Expectations Great and Small
"The success is not mine, the failure is not mine, but the two together make me" ~Great Expectations.
We are each the sum of myriad parts, clamouring for attention. There are the scars and triumphs of childhood imparting their wisdom to the young adult who in turn uses those experiences to make yet more mistakes or further achievements, and so on.
Once we hit middle age, you'd think that we'd be set up in some time-weary way to avoid major issues and enhance favourable effects. That's not how it goes unless we can separate our emotional reactions from our logical intuitions. People trigger people - and understanding those triggers is a mature way of coping with life as it presents itself.

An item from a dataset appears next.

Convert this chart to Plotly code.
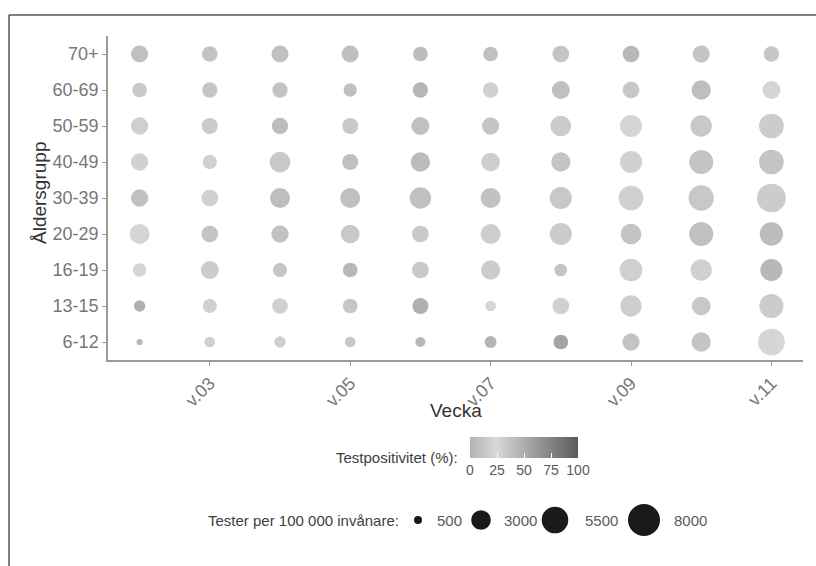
import plotly.graph_objects as go

# Weekly testing by age group: bubble area = tests per 100 000, colour = test positivity
weeks = [2, 3, 4, 5, 6, 7, 8, 9, 10, 11]
week_ticks = [3, 5, 7, 9, 11]
week_labels = ["v.03", "v.05", "v.07", "v.09", "v.11"]
age_groups = ["6-12", "13-15", "16-19", "20-29", "30-39", "40-49", "50-59", "60-69", "70+"]

tests = {
    "6-12":  [300, 900, 1000, 900, 800, 1120, 1690, 2340, 2910, 5570],
    "13-15": [1000, 1530, 1930, 1690, 2000, 890, 2180, 3540, 2730, 4500],
    "16-19": [1380, 2530, 1530, 1690, 2180, 2910, 1260, 4030, 3540, 3780],
    "20-29": [3120, 2180, 2340, 2730, 2180, 3120, 3780, 3350, 4500, 4240],
    "30-39": [2340, 2180, 3120, 3120, 3540, 3120, 3780, 4770, 5000, 6440],
    "40-49": [2340, 1600, 3350, 2000, 2910, 2730, 2910, 3780, 4500, 4770],
    "50-59": [2340, 2000, 2080, 2000, 2530, 2340, 3350, 3780, 3540, 4770],
    "60-69": [1690, 1830, 1830, 1380, 1830, 1830, 2530, 2180, 2910, 2530],
    "70+":   [2260, 1930, 2260, 2260, 1690, 1690, 2180, 2180, 2340, 1830],
}

positivity = {
    "6-12":  [46, 30, 31, 34.5, 44, 46, 56, 37, 37, 26],
    "13-15": [49, 29, 30, 36, 49, 27, 30, 31, 34.5, 32],
    "16-19": [27, 32, 37, 44, 34.5, 32, 37, 30, 30, 44],
    "20-29": [27, 37, 38, 34.5, 34.5, 31, 33, 37, 39, 41],
    "30-39": [39, 30, 40.5, 39, 39, 38, 34.5, 30, 34.5, 32],
    "40-49": [29, 30, 34.5, 39, 42, 31, 37, 29, 37, 37],
    "50-59": [30.5, 33, 41, 34.5, 39, 37, 33, 27, 34.5, 32],
    "60-69": [34.5, 36, 37, 39, 45, 30, 39, 34.5, 40.5, 27],
    "70+":   [39, 37, 39, 40, 41, 39, 37, 44, 37, 36],
}

size_keys = [500, 3000, 5500, 8000]
size_key_labels = ["500", "3000", "5500", "8000"]
colour_ticks = [0, 25, 50, 75, 100]

W, H = 816, 566
FONT = "Liberation Sans, Arial, sans-serif"
SIZEREF = 15.6  # marker area scale shared by plot and size key
GREYS = [[0.0, "#b4b4b4"], [0.25, "#d8d8d8"], [1.0, "#5a5a5a"]]

xs, ys, ss, cs = [], [], [], []
for i, age in enumerate(age_groups):
    for j, wk in enumerate(weeks):
        xs.append(wk)
        ys.append(i)
        ss.append(tests[age][j])
        cs.append(positivity[age][j])

fig = go.Figure()

fig.add_trace(go.Scatter(
    x=xs, y=ys, mode="markers",
    marker=dict(
        size=ss, sizemode="area", sizeref=SIZEREF,
        color=cs, cmin=0, cmax=100, colorscale=GREYS,
        line=dict(width=0), opacity=1,
        showscale=True,
        colorbar=dict(
            orientation="h",
            x=524 / W, xanchor="center",
            y=1 - 437 / H, yanchor="top",
            len=108, lenmode="pixels",
            thickness=21, thicknessmode="pixels",
            outlinewidth=0, xpad=0, ypad=0,
            tickvals=colour_ticks,
            ticks="inside", tickcolor="white", ticklen=5,
            tickfont=dict(family=FONT, size=14, color="#5a5a5a"),
        ),
    ),
    hoverinfo="skip", showlegend=False,
))

# size key drawn on a hidden pixel-space axis pair below the panel
KEY_TOP = 480
key_x = [418, 481, 555, 644]
label_x = [435, 502, 583, 672]
key_y = 520
fig.add_trace(go.Scatter(
    x=key_x, y=[key_y] * len(size_keys), xaxis="x2", yaxis="y2",
    mode="markers",
    marker=dict(size=size_keys, sizemode="area", sizeref=SIZEREF,
                color="#1a1a1a", opacity=1, line=dict(width=0)),
    hoverinfo="skip", showlegend=False,
))

annotations = []
for lx, lab in zip(label_x, size_key_labels):
    annotations.append(dict(
        x=lx / W, y=1 - key_y / H, xref="paper", yref="paper",
        text=lab, showarrow=False, xanchor="left", yanchor="middle",
        font=dict(family=FONT, size=15, color="#5a5a5a"),
    ))
annotations.append(dict(
    x=401 / W, y=1 - key_y / H, xref="paper", yref="paper",
    text="Tester per 100 000 invånare:", showarrow=False,
    xanchor="right", yanchor="middle",
    font=dict(family=FONT, size=15, color="#404040"),
))
annotations.append(dict(
    x=460 / W, y=1 - 457 / H, xref="paper", yref="paper",
    text="Testpositivitet (%):", showarrow=False,
    xanchor="right", yanchor="middle",
    font=dict(family=FONT, size=15, color="#404040"),
))
annotations.append(dict(
    x=456 / W, y=1 - 410 / H, xref="paper", yref="paper",
    text="Vecka", showarrow=False, xanchor="center", yanchor="middle",
    font=dict(family=FONT, size=19, color="#333333"),
))
annotations.append(dict(
    x=39 / W, y=1 - 193 / H, xref="paper", yref="paper",
    text="Åldersgrupp", showarrow=False, textangle=-90,
    xanchor="center", yanchor="middle",
    font=dict(family=FONT, size=19, color="#333333"),
))

axis_line = "#9a9a9a"
tick_grey = "#777777"
fig.update_layout(
    width=W, height=H,
    margin=dict(l=0, r=0, t=0, b=0),
    paper_bgcolor="white", plot_bgcolor="rgba(0,0,0,0)",
    font=dict(family=FONT),
    xaxis=dict(
        domain=[108 / W, 803 / W], range=[1.55, 11.45],
        tickvals=week_ticks, ticktext=week_labels, tickangle=-45,
        showline=True, linecolor=axis_line, linewidth=1.5,
        ticks="outside", ticklen=4, tickcolor=axis_line, tickwidth=1,
        showgrid=False, zeroline=False,
        tickfont=dict(family=FONT, size=18, color=tick_grey),
        anchor="y",
    ),
    yaxis=dict(
        domain=[1 - 360 / H, 1 - 36 / H], range=[-0.5, 8.5],
        tickvals=list(range(len(age_groups))), ticktext=age_groups,
        showline=True, linecolor=axis_line, linewidth=1.5,
        ticks="outside", ticklen=4, tickcolor=axis_line, tickwidth=1,
        showgrid=False, zeroline=False,
        tickfont=dict(family=FONT, size=18, color=tick_grey),
        anchor="x",
    ),
    xaxis2=dict(domain=[0, 1], range=[0, W], visible=False, anchor="y2"),
    yaxis2=dict(domain=[0, 1 - KEY_TOP / H], range=[H, KEY_TOP],
                visible=False, anchor="x2"),
    annotations=annotations,
    shapes=[
        dict(type="line", xref="paper", yref="paper",
             x0=9 / W, x1=1, y0=1 - 15 / H, y1=1 - 15 / H,
             line=dict(color="#555555", width=1.5)),
        dict(type="line", xref="paper", yref="paper",
             x0=9 / W, x1=9 / W, y0=1 - 15 / H, y1=0,
             line=dict(color="#555555", width=1.5)),
    ],
)

fig.write_html("out.html")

It has taken a long time to stop expecting things from others, or life in general. I do not expect anyone else to be who I think they are, or act in a way suited to my ideals. I do not expect success simply because I work towards it. This in itself is an expectation, but it is of myself; I'm only accountable for who I am, not for who others think I am - Paradoxically of course, this enables a responsibility when it comes to the people and situations I find myself around.
Occasionally, I'll take stock and review whether or not I've actually been who I say I am. Yet, the expectations of others come into play and it's here that explanations fall short... because if you're not living up to other people's expectations of you, what are you doing? I'll tell you what happens when you try to live up to other people's expectations: you lose yourself - you lose yourself in external demands and desires and descriptions of who you should be.

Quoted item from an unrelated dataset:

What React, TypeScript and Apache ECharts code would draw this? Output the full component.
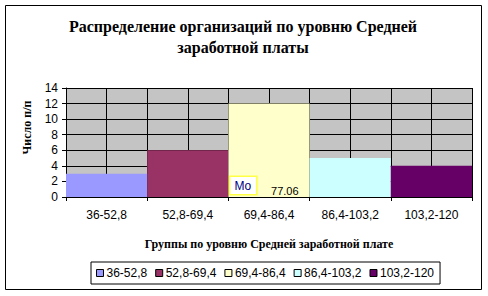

But you know the worst culprit in all of this? Low self-esteem. Once self-esteem rears its powerful head, you are no longer attached to the strained voices, pleading sentiments, and sneering glances that seem to want to pull you back into the fiery hell-pockets of human interaction. It is no longer your concern, the expectations of others, and you are free to find yourself - you are now culpable for your own actions and reactions, you now only answer to your highest character. And whether or not anyone else gets it is irrelevant.
Coming from a place of confidence, it is easy to spot those who would try to trigger you into becoming less. Energy is traded and shared, willfully or ignorantly; and standing up for oneself, by a metaphysical osmosis, means standing up for everyone. The greatest expectation I have now is respecting myself, and by doing so, it may help others do the same.